Bayer Leverkusen hat seinen Bundesliga-Heimkomplex abgelegt und nach einer perfekten Woche den Sprung auf einen Champions-League-Platz geschafft. Die Elf von Trainer Jupp Heynckes besiegte nicht zuletzt dank einer starken Vorstellung des Ex-Lauteres Sidney Sam den 1. FC Kaiserslautern 3:1 (1:1) und rückte nach dem dritten Pflichtspiel-Erfolg in neun Tagen auf den dritten Tabellenplatz vor.

Für die Leverkusener war es ein fast schon seltenes Erfolgserlebnis in der BayArena, nachdem es in den letzten acht Bundesliga-Heimspielen nur zwei Siege gegeben hatte. Der FCK befindet sich dagegen nach der fünften Auswärts-Niederlage in Folge weiter im Tabellenkeller. Vor 29.794 Zuschauern brachte Florian Dick die Pfälzer mit einem fulminanten 25-Meter-Schuss in Führung (15.), doch ausgerechnet der Ex-Lauterer Sidney Sam schaffte noch vor der Pause den Ausgleich (38.).

Im zweiten Durchgang schoss der eingewechselte Patrick Helmes (68.) Bayer in Führung, ehe erneut Sam in der 84. Minute mit einem unglaublichen Schuss aus 25 Metern den Erfolg perfekt machte. "Mein zweites Tor war natürlich ein Traumtor. Ich bin auf einem guten Weg", sagte Sam.
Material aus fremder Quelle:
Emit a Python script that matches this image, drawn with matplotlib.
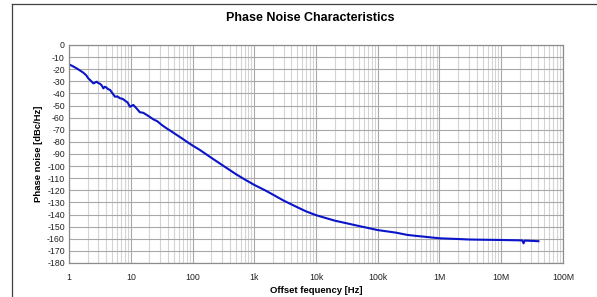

Drei Tage nach dem mühevollen 1:0 gegen Aris Saloniki präsentierten sich die Leverkusener wie ausgewechselt. Agressiv in den Zweikämpfen und mit viel Laufbereitschaft setzte Bayer den FCK von Beginn an unter Druck. Die Schwachstelle blieb aber die Hintermannschaft, die bei den schnell vorgetragenen Kontern der Pfälzer alles andere als sicher stand.

Nach der Leverkusener Drangphase kam der FCK nach einer Viertelstunde erstmals vor das Bayer-Tor, und daraus resultierte auch der glückliche Führungstreffer. Nach einem abgeblockten Freistoß von Alexander Bugera setzte Dick den Ball mit einem fulminanten Schuss aus gut 25 Metern in die Maschen. Dick war im Vergleich zum 3:0 gegen Borussia Mönchengladbach in der Vorwoche für Oliver Kirch ins Team gerückt.

Die Leverkusener zeigten sich vom Rückstand aber nur wenig geschockt und erspielten sich eine Reihe von guten Möglichkeiten. Zweimal Sam (20. und 23.), der zu Saisonbeginn für 2,2 Millionen Euro vom Betzenberg an den Rhein gewechselt war, sowie Arturo Vidal (34.) und Manuel Friedrich (35.) vergaben beste Möglichkeiten, ehe schließlich doch Sam mit einem Schuss von der Strafraumgrenze traf.

Auch in der zweiten Halbzeit war Bayer die tonangebende Mannschaft und kam durch Tranquillo Barnetta (55. und 58.) zu weiteren Torchancen. In der 68. Minute war es dann aber doch passiert. Nach Flanke von Renato Augusto brauchte Helmes den Ball nur noch über die Linie zu drücken. Erwin Hoffer hatte zehn Minuten vor dem Abpfiff noch eine hervorragende Möglichkeit, er scheiterte aber an Nationaltorwart Adler. Dann machte Sam, der den Ball aus 24 Metern in den Torwinkel schoss, für Bayer gegen seinen Ex-Klub aber alles klar. Lauterns Trainer Marco Kurz kritisierte: "Die Leistung hat nicht annähernd gereicht, um hier einen Punkt mitzunehmen. Wir haben hochverdient verloren."